Chris Steyn (23:00.013)
Let's go abroad briefly to South African born billionaire Elon Musk starting his own political party.
Neil De Beer (23:09.368)
Yeah, I think Elon starts a thing a day and we don't even know about it. Robots and cars and fridges that talk and all that. The only thing I don't want him to invent is something that braais for you. I think that's the last line I'm willing to do.
What a genius of a mind. Yet so, I would think, unstable, insecure. I get that feeling. He wants attention. He has the money to get attention. But when he's done with something, he kind of lets it go. Katjie. Muis. Dood. Verveeld.
So, Elon poking a red rod into the Republican and Democrats and saying HI, I’m going to start a new party and give it a go. It's not as easy as that in the U.S.

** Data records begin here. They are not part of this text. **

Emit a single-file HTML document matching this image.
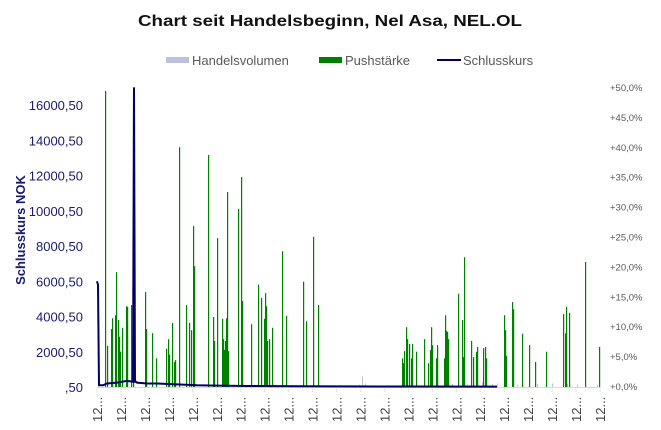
<!DOCTYPE html>
<html><head><meta charset="utf-8"><style>
body{margin:0;background:#fff;}
svg{display:block;font-family:"Liberation Sans",sans-serif;}
</style></head><body>
<svg id="chart" width="661" height="430" viewBox="0 0 661 430">
<text x="138" y="26" textLength="384" lengthAdjust="spacingAndGlyphs" font-size="16" font-weight="bold" fill="#111">Chart seit Handelsbeginn, Nel Asa, NEL.OL</text>
<g font-size="13" fill="#595959">
<g><rect x="166" y="57" width="23" height="6" fill="#bfbfdf"/><text x="192" y="65">Handelsvolumen</text></g>
<g><rect x="319" y="57" width="23" height="6" fill="#008000"/><text x="345" y="65">Pushstärke</text></g>
<g><line x1="437" y1="60" x2="461" y2="60" stroke="#000066" stroke-width="2"/><text x="463" y="65">Schlusskurs</text></g>
</g>
<text transform="translate(25,230) rotate(-90)" text-anchor="middle" font-size="13" font-weight="bold" fill="#1a1a6e">Schlusskurs NOK</text>
<g id="leftTicks"></g>
<g id="rightTicks"></g>
<g id="xTicks"></g>
<g id="vol"></g>
<g id="push"></g>
<g id="close"></g>
</svg>
<script>
const leftTickValues=[0.5,2000.5,4000.5,6000.5,8000.5,10000.5,12000.5,14000.5,16000.5];
const leftTickLabels=[",50","2000,50","4000,50","6000,50","8000,50","10000,50","12000,50","14000,50","16000,50"];
const rightTickValues=[0,5,10,15,20,25,30,35,40,45,50];
const rightTickLabels=["+0,0%","+5,0%","+10,0%","+15,0%","+20,0%","+25,0%","+30,0%","+35,0%","+40,0%","+45,0%","+50,0%"];
const xTickCount=22;
const pushDays=[8,10,14,15,18,19,21,22,23,25,29,30,34,36,48,49,55,59,69,71,72,75,77,78,82,89,92,94,96,97,111,116,117,120,125,126,127,128,129,130,131,141,144,145,154,161,164,167,168,169,170,172,175,185,189,206,209,216,221,305,306,307,309,310,312,314,315,319,327,331,333,334,335,339,340,347,348,349,350,351,361,365,366,367,374,376,379,380,386,388,389,407,408,409,415,416,425,432,438,449,466,468,469,472,488,502];
const pushPct=[49.5,6.9,9.7,11.5,12,19.2,11.2,8.4,5.9,9.9,13.5,13.4,13.7,5.9,15.9,9.7,9,4.8,6.4,8,5.4,10.7,4.2,4.5,40.1,13.7,10.7,9.5,26.9,20.2,38.8,11.7,7.7,24.9,11.4,8,6.2,7.7,11.5,32.6,6,29.8,35.1,14.4,10.5,17.1,14.9,11.4,15.7,13.5,7.7,8,9.9,22.7,11.9,17.6,11,25.1,13.7,4.8,4,6,10,8,7.2,4.8,7.2,5.9,8,4,6.2,10,7,4.8,7,4.8,12,9.4,9.2,8,15.6,11.2,5,21.7,7.7,5,5.9,6.7,6.5,6.7,4.8,12,9.5,5.2,14.2,13,8.9,7,4.2,5.9,12.2,9,13.4,12.4,20.9,6.7];
const volDays=[262,265,268,300,355,370,385,395,400,420,440,455,470,480,500];
const volPct=[0.4,1.8,0.6,0.3,0.5,0.4,0.8,0.5,0.6,0.4,0.5,0.6,0.5,0.4,0.4];
const closeDays=[0,1,2,3,6,10,20,30,36,37,38,39,40,50,60,80,100,120,150,200,300,400];
const closeVals=[6000,5800,100,100,100,200,250,350,300,17000,300,300,250,200,200,150,100,80,60,40,30,25];
const X0=97,X1=600,Y0=387,DAYS=503;
const ns="http://www.w3.org/2000/svg";
function xs(d){return X0+d/DAYS*(X1-X0);}
function yl(v){return Y0-(v-0.5)/2000*35.25;}
function yr(p){return Y0-p/50*299;}
function mk(tag,attrs,parent){const e=document.createElementNS(ns,tag);for(const k in attrs)e.setAttribute(k,attrs[k]);parent.appendChild(e);return e;}
const L=document.getElementById('leftTicks');
leftTickValues.forEach((v,i)=>{const t=mk('text',{x:83,y:yl(v)+5,'text-anchor':'end','font-size':'13',fill:'#1a1a6e'},L);


t.textContent=leftTickLabels[i];});
const R=document.getElementById('rightTicks');
rightTickValues.forEach((v,i)=>{const t=mk('text',{x:610,y:yr(v)+3,'font-size':'9.5',fill:'#595959'},R);


t.textContent=rightTickLabels[i];});
const XT=document.getElementById('xTicks');
mk('line',{x1:X0,y1:Y0+0.5,x2:X1,y2:Y0+0.5,stroke:'#d9d9d9'},XT);
for(let i=0;i<xTickCount;i++){const x=X0+i*(X1-X0)/(xTickCount-1);
mk('line',{x1:x,y1:Y0,x2:x,y2:Y0+5,stroke:'#d0d0d0','stroke-dasharray':'1,1'},XT);
const t=mk('text',{transform:`translate(${x+5},${Y0+35}) rotate(-90)`,'font-size':'13',fill:'#404040'},XT);


t.textContent='12...';}
const V=document.getElementById('vol');
volDays.forEach((d,i)=>{const r=mk('rect',{x:xs(d),y:yr(volPct[i]),width:1,height:Y0-yr(volPct[i]),fill:'#bfbfdf'},V);

});
const P=document.getElementById('push');
pushDays.forEach((d,i)=>{const r=mk('rect',{x:xs(d),y:yr(pushPct[i]),width:1.2,height:Y0-yr(pushPct[i]),fill:'#008000'},P);

});
const C=document.getElementById('close');
const pl=mk('polyline',{points:closeDays.map((d,i)=>xs(d)+','+yl(closeVals[i])).join(' '),fill:'none',stroke:'#000066','stroke-width':'2'},C);


</script>
</body></html>
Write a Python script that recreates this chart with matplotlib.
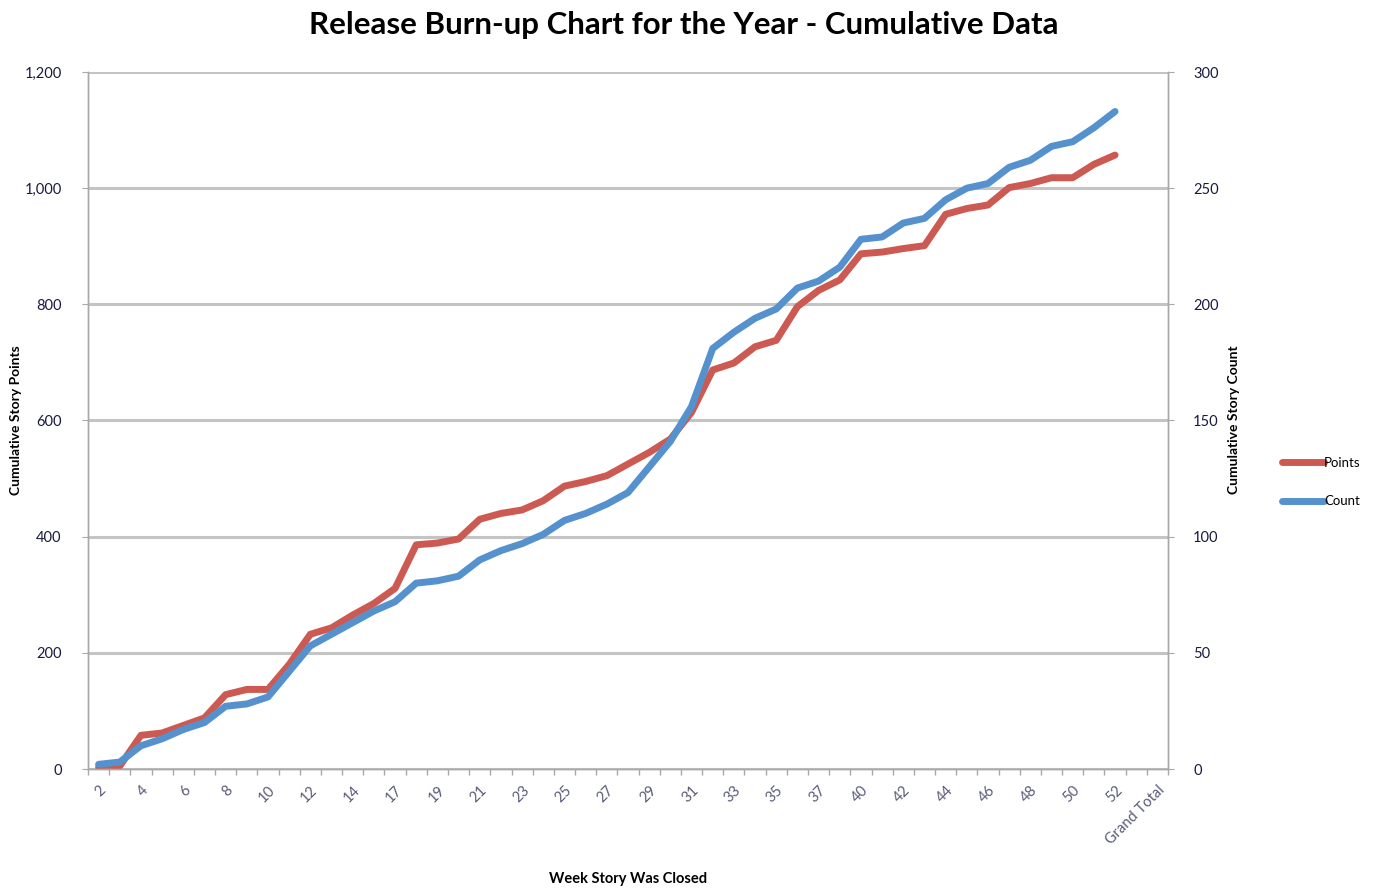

And I would say to Elon, well done on where you are and have been, but you've got to change now. Go back to Tesla, go back to putting people on Venus or Uranus, but some way you are better than having to be in politics. My opinion.
Chris Steyn (24:30.617)
Neil, thank you very much for coming on the show today. I know you've had a really hard week and I also know that our viewers will really appreciate you being here today. Thank you. That was Neil De Beer, the President of the United Independent Movement on the Sunday Show with me, Chris Steyn. Thank you, Neil.
Neil De Beer (24:54.946)
A huge pleasure, Chris, to everyone who wakes up with us and goes to bed with us. It is always a privilege to work with you, Chris, and we have our challenges, but one thing we are not going to stop is give our oath that if we are alive on a Sunday, we will be here with the truth. God bless everybody.
Chris Steyn (25:16.601)
Thank you, Neil. Have a good rest. Bye.